Sixteen years ago when he was a student at Berkeley, he said he was amazed at "the tolerance of Americans". He was right. I had never heard then and until very recently, never heard an American politician of any party maintain that America must renounce its oldest tradition of welcoming everybody who wants to come in. Of course there are periods when quotas are set, some of them as against, at one time, the Chinese and the Japanese, and America more than anybody gets landed with freakish boatloads like the mental prisoners that Castro decided would be useful to get rid of. But I have to say that there is an historically new strain in the relationship between the settled population and the latest kinds of immigrants, only partly the fault or the character of a new generation of immigrants. The old ones, the incoming hordes of the 1900s and the 1910s from Europe, came with the full expectation of being absorbed, after the first generation, of seeing their children become Americans.

There has been a dramatic and disturbing change. A whole new generation of Latin Americans, Hispanics as we say, particularly, that comes here and in time seems determined to set up a little Puerto Rico, a little Mexico here, a little Colombia there. Now this, I guess, is a natural reflex of strangers surrounded by the babble of a strange town. This tendency was, I think, fatally encouraged by the abandonment of the old general rule that you had to learn English to be able to vote.

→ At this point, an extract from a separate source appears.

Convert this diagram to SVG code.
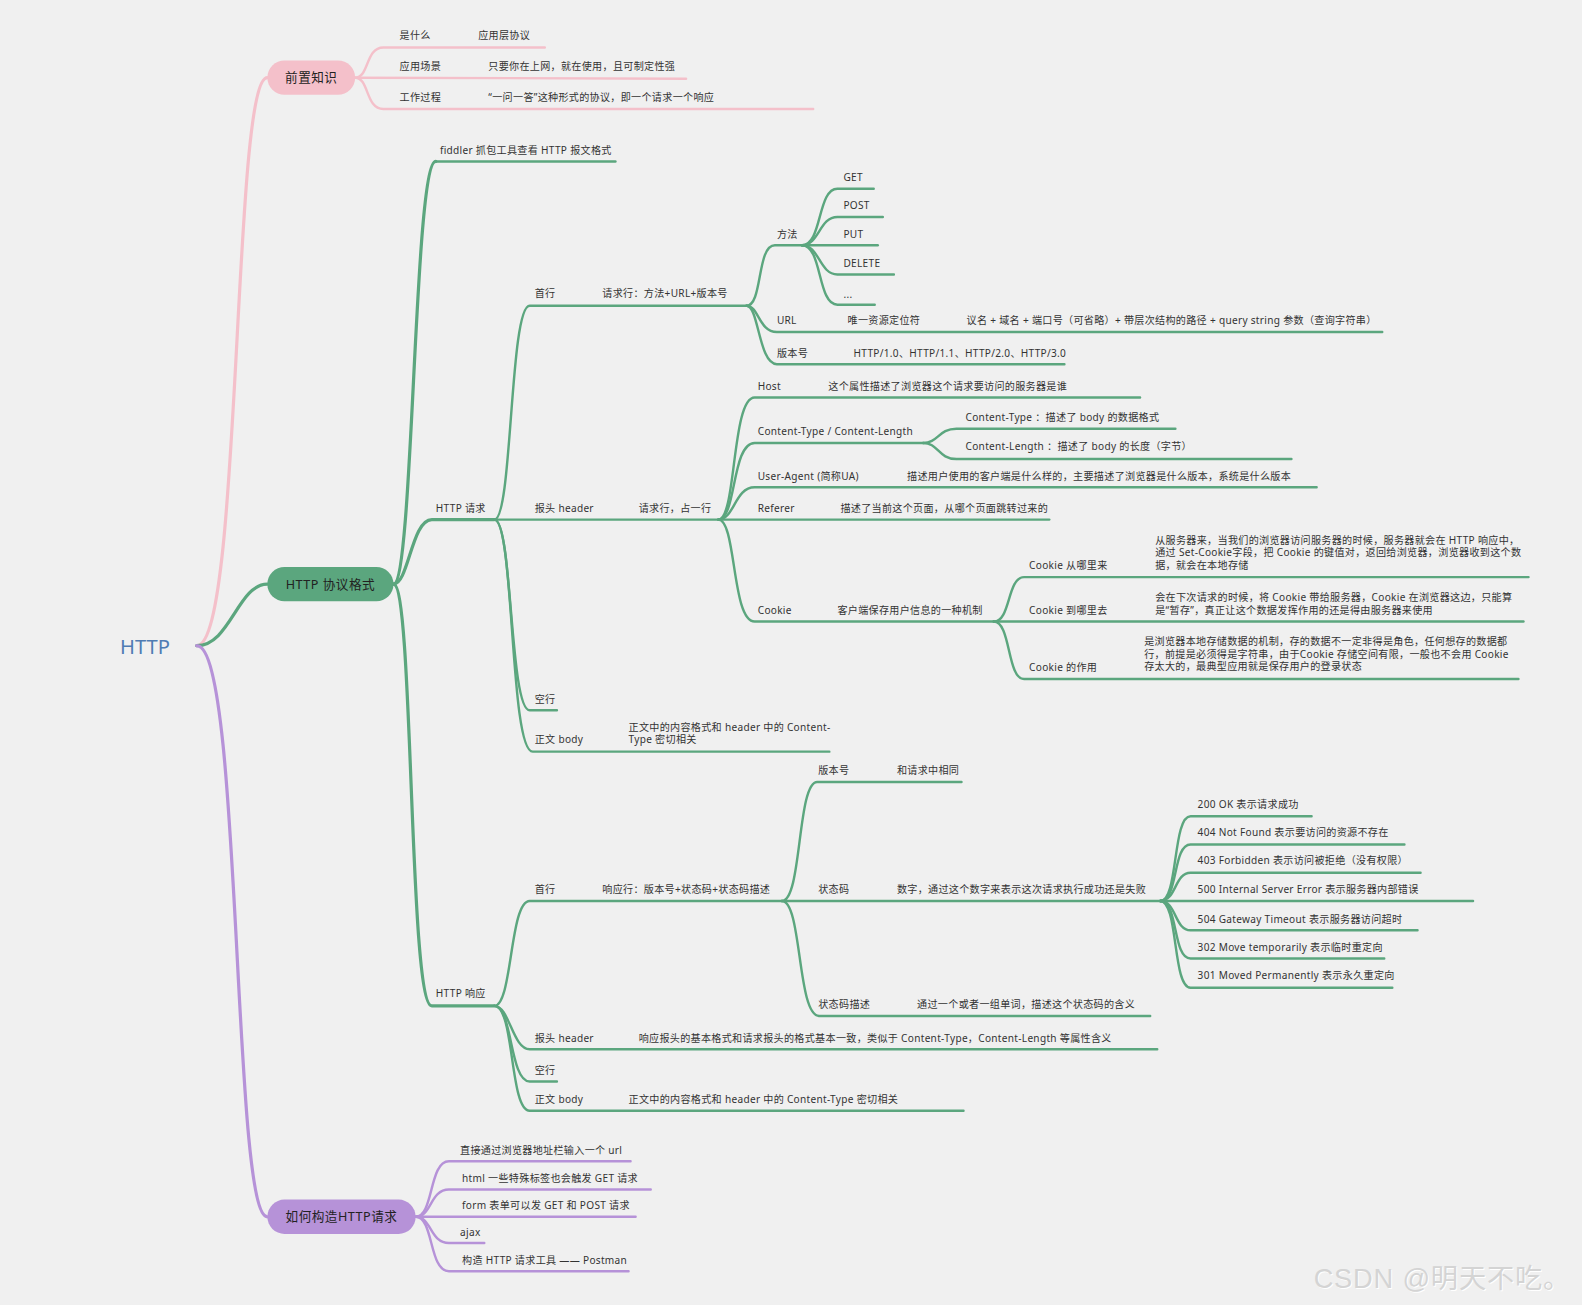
<svg xmlns="http://www.w3.org/2000/svg" width="1582" height="1305" viewBox="0 0 1582 1305">
<style>
.t{font-family:"Noto Sans","Noto Sans CJK SC",sans-serif;font-size:10px;fill:#333;letter-spacing:0.3px}
.pt{font-family:"Noto Sans","Noto Sans CJK SC",sans-serif;font-size:12.5px;fill:#222;text-anchor:middle;letter-spacing:0.5px}
.c{fill:none;stroke-linecap:round;stroke-linejoin:round}
.g{stroke:#5ba67e;stroke-width:2.4}
.g3{stroke:#5ba67e;stroke-width:3.2}
.p{stroke:#f4c0ca;stroke-width:2.4}
.p3{stroke:#f4c0ca;stroke-width:3.2}
.v{stroke:#b692d8;stroke-width:2.4}
.v3{stroke:#b692d8;stroke-width:3.2}
.wm{font-family:"Liberation Sans","Noto Sans CJK SC",sans-serif;font-size:27px;letter-spacing:0.8px}
</style>
<rect width="1582" height="1305" fill="#f0f0f0"/>
<g transform="scale(1.00893)">
<g id="connectors">
<path class="c p3" d="M195,640 C240,640 230,77 265,77"/>
<path class="c p" d="M352,77 C366,77 362,47 380,47 L540,47"/>
<path class="c p" d="M352,77 L680,78"/>
<path class="c p" d="M352,77 C366,77 362,108 380,108 L806,108"/>
<path class="c g3" d="M195,640 C228,640 236,579 265,579"/>
<path class="c g3" d="M390,579 C410,579 410,160 432,160"/>
<path class="c g" d="M432,160 L610,160"/>
<path class="c g3" d="M390,579 C405,579 408,515 428,515 L490,515"/>
<path class="c g3" d="M390,579 C410,579 405,997 428,997 L490,997"/>
<path class="c g" d="M490,515 C508,515 505,303 525,303 L740,303"/>
<path class="c g" d="M490,515 L712,515"/>
<path class="c g" d="M490,515 C508,515 505,704 525,704 L552,704"/>
<path class="c g" d="M490,515 C510,515 505,745 528,745 L822,745"/>
<path class="c g" d="M740,303 C756,303 750,243 768,243 L795,243"/>
<path class="c g" d="M740,303 C752,303 752,329 770,329 L1370,329"/>
<path class="c g" d="M740,303 C752,303 752,361 770,361 L1055,361"/>
<path class="c g" d="M795,243 C815,243 810,187 830,187 L866,187"/>
<path class="c g" d="M795,243 C812,243 812,215 830,215 L875,215"/>
<path class="c g" d="M795,243 L870,243"/>
<path class="c g" d="M795,243 C812,243 812,272 830,272 L886,272"/>
<path class="c g" d="M795,243 C815,243 810,302 830,302 L867,302"/>
<path class="c g" d="M712,515 C730,515 725,394 748,394 L1130,394"/>
<path class="c g" d="M712,515 C730,515 725,439 748,439 L915,439"/>
<path class="c g" d="M712,515 C728,515 728,483 748,483 L1305,483"/>
<path class="c g" d="M712,515 L1040,515"/>
<path class="c g" d="M712,515 C730,515 725,616 748,616 L985,616"/>
<path class="c g" d="M915,439 C930,439 930,425 948,425 L1165,425"/>
<path class="c g" d="M915,439 C930,439 930,455 948,455 L1280,455"/>
<path class="c g" d="M985,616 C1002,616 998,572 1015,572 L1515,572"/>
<path class="c g" d="M985,616 L1510,616"/>
<path class="c g" d="M985,616 C1002,616 998,673 1015,673 L1505,673"/>
<path class="c g" d="M490,997 C508,997 505,893 525,893 L775,893"/>
<path class="c g" d="M490,997 C505,997 508,1040 525,1040 L1147,1040"/>
<path class="c g" d="M490,997 C508,997 505,1072 525,1072 L552,1072"/>
<path class="c g" d="M490,997 C510,997 505,1101 525,1101 L955,1101"/>
<path class="c g" d="M775,893 C795,893 790,775 810,775 L953,775"/>
<path class="c g" d="M775,893 L1150,893"/>
<path class="c g" d="M775,893 C795,893 790,1007 812,1007 L1140,1007"/>
<path class="c g" d="M1150,893 C1168,893 1162,809 1180,809 L1300,809"/>
<path class="c g" d="M1150,893 C1168,893 1162,837 1180,837 L1392,837"/>
<path class="c g" d="M1150,893 C1166,893 1164,865 1180,865 L1408,865"/>
<path class="c g" d="M1150,893 L1460,893"/>
<path class="c g" d="M1150,893 C1166,893 1164,922 1180,922 L1405,922"/>
<path class="c g" d="M1150,893 C1168,893 1162,950 1180,950 L1372,950"/>
<path class="c g" d="M1150,893 C1168,893 1162,979 1180,979 L1380,979"/>
<path class="c v3" d="M195,640 C240,640 230,1206 265,1206"/>
<path class="c v" d="M412,1206 C430,1206 425,1151 445,1151 L625,1151"/>
<path class="c v" d="M412,1206 C428,1206 426,1179 445,1179 L645,1179"/>
<path class="c v" d="M412,1206 L630,1206"/>
<path class="c v" d="M412,1206 C428,1206 426,1232 445,1232 L480,1232"/>
<path class="c v" d="M412,1206 C430,1206 425,1260 445,1260 L623,1260"/>
</g>
<g id="root"><text x="119" y="648" style="font-family:'Noto Sans',sans-serif;font-size:20px;fill:#4f7cb3">HTTP</text></g>
<g id="n-qianzhi"><rect x="265" y="60" width="87" height="34" rx="17" fill="#f4c0ca"/><text class="pt" x="308.5" y="81.5">前置知识</text></g>
<g id="n-shishenme"><text class="t" x="396" y="38.5">是什么</text></g>
<g id="n-yingyongceng"><text class="t" x="474" y="38.5">应用层协议</text></g>
<g id="n-changjing"><text class="t" x="396" y="69.5">应用场景</text></g>
<g id="n-changjing-v"><text class="t" x="484" y="69.5">只要你在上网，就在使用，且可制定性强</text></g>
<g id="n-guocheng"><text class="t" x="396" y="100.5">工作过程</text></g>
<g id="n-guocheng-v"><text class="t" x="484" y="100.5">“一问一答”这种形式的协议，即一个请求一个响应</text></g>
<g id="n-geshi"><rect x="265" y="562" width="125" height="34" rx="17" fill="#5ba67e"/><text class="pt" x="327.5" y="583.5">HTTP 协议格式</text></g>
<g id="n-fiddler"><text class="t" x="436" y="152.5">fiddler 抓包工具查看 HTTP 报文格式</text></g>
<g id="n-req"><text class="t" x="432" y="507.5">HTTP 请求</text></g>
<g id="n-req-first"><text class="t" x="530" y="294.5">首行</text></g>
<g id="n-req-line"><text class="t" x="597" y="294.5">请求行：方法+URL+版本号</text></g>
<g id="n-method"><text class="t" x="770" y="235.5">方法</text></g>
<g id="n-get"><text class="t" x="836" y="179.5">GET</text></g>
<g id="n-post"><text class="t" x="836" y="207.5">POST</text></g>
<g id="n-put"><text class="t" x="836" y="235.5">PUT</text></g>
<g id="n-delete"><text class="t" x="836" y="264.5">DELETE</text></g>
<g id="n-etc"><text class="t" x="836" y="295.5">...</text></g>
<g id="n-url"><text class="t" x="770" y="321.5">URL</text></g>
<g id="n-url-d"><text class="t" x="840" y="321.5">唯一资源定位符</text></g>
<g id="n-url-v"><text class="t" x="958" y="321.5">议名 + 域名 + 端口号（可省略）+ 带层次结构的路径 + query string 参数（查询字符串）</text></g>
<g id="n-ver"><text class="t" x="770" y="353.5">版本号</text></g>
<g id="n-ver-v"><text class="t" x="846" y="353.5">HTTP/1.0、HTTP/1.1、HTTP/2.0、HTTP/3.0</text></g>
<g id="n-req-header"><text class="t" x="530" y="507.5">报头 header</text></g>
<g id="n-req-header-v"><text class="t" x="633" y="507.5">请求行，占一行</text></g>
<g id="n-host"><text class="t" x="751" y="386.5">Host</text></g>
<g id="n-host-v"><text class="t" x="821" y="386.5">这个属性描述了浏览器这个请求要访问的服务器是谁</text></g>
<g id="n-ct"><text class="t" x="751" y="431.5">Content-Type / Content-Length</text></g>
<g id="n-ct1"><text class="t" x="957" y="417.5">Content-Type ：描述了 body 的数据格式</text></g>
<g id="n-ct2"><text class="t" x="957" y="446.5">Content-Length ：描述了 body 的长度（字节）</text></g>
<g id="n-ua"><text class="t" x="751" y="475.5">User-Agent (简称UA)</text></g>
<g id="n-ua-v"><text class="t" x="899" y="475.5">描述用户使用的客户端是什么样的，主要描述了浏览器是什么版本，系统是什么版本</text></g>
<g id="n-referer"><text class="t" x="751" y="507.5">Referer</text></g>
<g id="n-referer-v"><text class="t" x="833" y="507.5">描述了当前这个页面，从哪个页面跳转过来的</text></g>
<g id="n-cookie"><text class="t" x="751" y="608.5">Cookie</text></g>
<g id="n-cookie-v"><text class="t" x="830" y="608.5">客户端保存用户信息的一种机制</text></g>
<g id="n-cookie-from"><text class="t" x="1020" y="563.5">Cookie 从哪里来</text></g>
<g id="n-cookie-from-v"><text class="t" x="1145" y="539.5">从服务器来，当我们的浏览器访问服务器的时候，服务器就会在 HTTP 响应中，</text><text class="t" x="1145" y="551.5">通过 Set-Cookie字段，把 Cookie 的键值对，返回给浏览器，浏览器收到这个数</text><text class="t" x="1145" y="563.5">据，就会在本地存储</text></g>
<g id="n-cookie-to"><text class="t" x="1020" y="608.5">Cookie 到哪里去</text></g>
<g id="n-cookie-to-v"><text class="t" x="1145" y="595.5">会在下次请求的时候，将 Cookie 带给服务器，Cookie 在浏览器这边，只能算</text><text class="t" x="1145" y="608.5">是“暂存”，真正让这个数据发挥作用的还是得由服务器来使用</text></g>
<g id="n-cookie-use"><text class="t" x="1020" y="665.5">Cookie 的作用</text></g>
<g id="n-cookie-use-v"><text class="t" x="1134" y="639.5">是浏览器本地存储数据的机制，存的数据不一定非得是角色，任何想存的数据都</text><text class="t" x="1134" y="652.5">行，前提是必须得是字符串，由于Cookie 存储空间有限，一般也不会用 Cookie</text><text class="t" x="1134" y="664.5">存太大的，最典型应用就是保存用户的登录状态</text></g>
<g id="n-req-empty"><text class="t" x="530" y="696.5">空行</text></g>
<g id="n-req-body"><text class="t" x="530" y="736.5">正文 body</text></g>
<g id="n-req-body-v"><text class="t" x="623" y="724.5">正文中的内容格式和 header 中的 Content-</text><text class="t" x="623" y="736.5">Type 密切相关</text></g>
<g id="n-resp"><text class="t" x="432" y="988.5">HTTP 响应</text></g>
<g id="n-resp-first"><text class="t" x="530" y="885.5">首行</text></g>
<g id="n-resp-line"><text class="t" x="597" y="885.5">响应行：版本号+状态码+状态码描述</text></g>
<g id="n-resp-ver"><text class="t" x="811" y="767.5">版本号</text></g>
<g id="n-resp-ver-v"><text class="t" x="889" y="767.5">和请求中相同</text></g>
<g id="n-status"><text class="t" x="811" y="885.5">状态码</text></g>
<g id="n-status-v"><text class="t" x="889" y="885.5">数字，通过这个数字来表示这次请求执行成功还是失败</text></g>
<g id="n-200"><text class="t" x="1187" y="800.5">200 OK 表示请求成功</text></g>
<g id="n-404"><text class="t" x="1187" y="828.5">404 Not Found 表示要访问的资源不存在</text></g>
<g id="n-403"><text class="t" x="1187" y="856.5">403 Forbidden 表示访问被拒绝（没有权限）</text></g>
<g id="n-500"><text class="t" x="1187" y="885.5">500 Internal Server Error 表示服务器内部错误</text></g>
<g id="n-504"><text class="t" x="1187" y="914.5">504 Gateway Timeout 表示服务器访问超时</text></g>
<g id="n-302"><text class="t" x="1187" y="942.5">302 Move temporarily 表示临时重定向</text></g>
<g id="n-301"><text class="t" x="1187" y="970.5">301 Moved Permanently 表示永久重定向</text></g>
<g id="n-status-desc"><text class="t" x="811" y="999.5">状态码描述</text></g>
<g id="n-status-desc-v"><text class="t" x="909" y="999.5">通过一个或者一组单词，描述这个状态码的含义</text></g>
<g id="n-resp-header"><text class="t" x="530" y="1032.5">报头 header</text></g>
<g id="n-resp-header-v"><text class="t" x="633" y="1032.5">响应报头的基本格式和请求报头的格式基本一致，类似于 Content-Type，Content-Length 等属性含义</text></g>
<g id="n-resp-empty"><text class="t" x="530" y="1064.5">空行</text></g>
<g id="n-resp-body"><text class="t" x="530" y="1093.5">正文 body</text></g>
<g id="n-resp-body-v"><text class="t" x="623" y="1093.5">正文中的内容格式和 header 中的 Content-Type 密切相关</text></g>
<g id="n-build"><rect x="265" y="1189" width="147" height="34" rx="17" fill="#b692d8"/><text class="pt" x="338.5" y="1210.5">如何构造HTTP请求</text></g>
<g id="n-b1"><text class="t" x="456" y="1143.5">直接通过浏览器地址栏输入一个 url</text></g>
<g id="n-b2"><text class="t" x="458" y="1171.5">html 一些特殊标签也会触发 GET 请求</text></g>
<g id="n-b3"><text class="t" x="458" y="1198.5">form 表单可以发 GET 和 POST 请求</text></g>
<g id="n-b4"><text class="t" x="456" y="1225.5">ajax</text></g>
<g id="n-b5"><text class="t" x="458" y="1252.5">构造 HTTP 请求工具 —— Postman</text></g>
<g id="watermark"><text class="wm" x="1303" y="1278" fill="#ffffff">CSDN @明天不吃。</text><text class="wm" x="1302" y="1277" fill="#d4d4d4">CSDN @明天不吃。</text></g>
</g>
</svg>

Today, in some big western and southern states, you can work, live, vote, go through life without English. In this state of California over 30 languages are printed on the ballot forms. What we see, what I see, is a deliberate, though unintentional, slackening of the bonds that gave meaning to the motto on the seal of the United States, "e pluribus unum" – out of many, one. The one, the unity, is beginning to be dissolved. I hope, I fervently hope I'm wrong. If I'm right, we could have a Mégret just round the corner.